PIKE, NUMBER ONE, AND SPOCK… NOW!!!

I don’t know if anyone has noted this but ‘Una’ is ‘One’ in Spanish in femenine gender (uno would be masculine). I see some kind of Easter Egg or similar with this name. May this be a kind of joke after so many years without knowing what was Number One’s name?

I must have watched a different episode than Denes, because I thought “The Trouble With Edward” was a riot. “Q&A” was also a delightful gem, but I swear I’m gonna go holler at the VFX supervisor if I see one more turbolift roller coaster.

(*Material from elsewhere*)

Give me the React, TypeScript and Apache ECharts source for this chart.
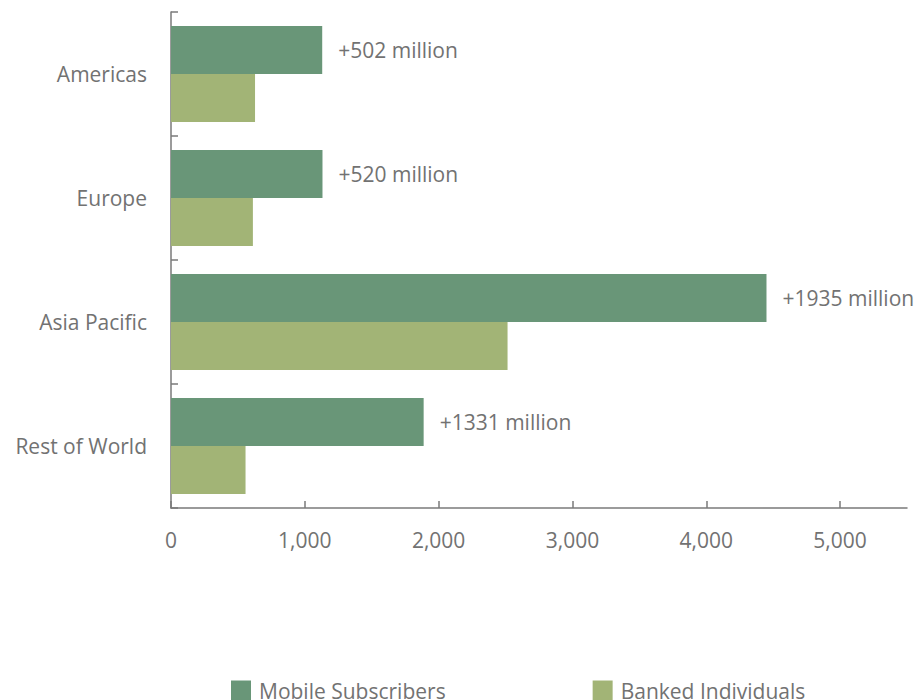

Well, nuts. All this rollercoaster turbo lift got me to thinking about the practical application on a starship. First, the rollercoaster visualization doesn’t bother me, I’m okay with it as a stylized visual. Why? Well, the Trek turbo lifts have always been characterised as the main means of transportation around the shop, both in the horizontal and vertical. Because of that, the lifts have to consume a lot of real estate in the ships design for them to work.

For a practical application, particularly so if ship construction is modular, there’s really only one place where there would be turbo lifts, and that would be vertical shafts to get to the primary and secondary hulls. Smaller Federation ships would not have them all all, they are just a waste of resources.

Do you know when these shorties will be available in Brazil?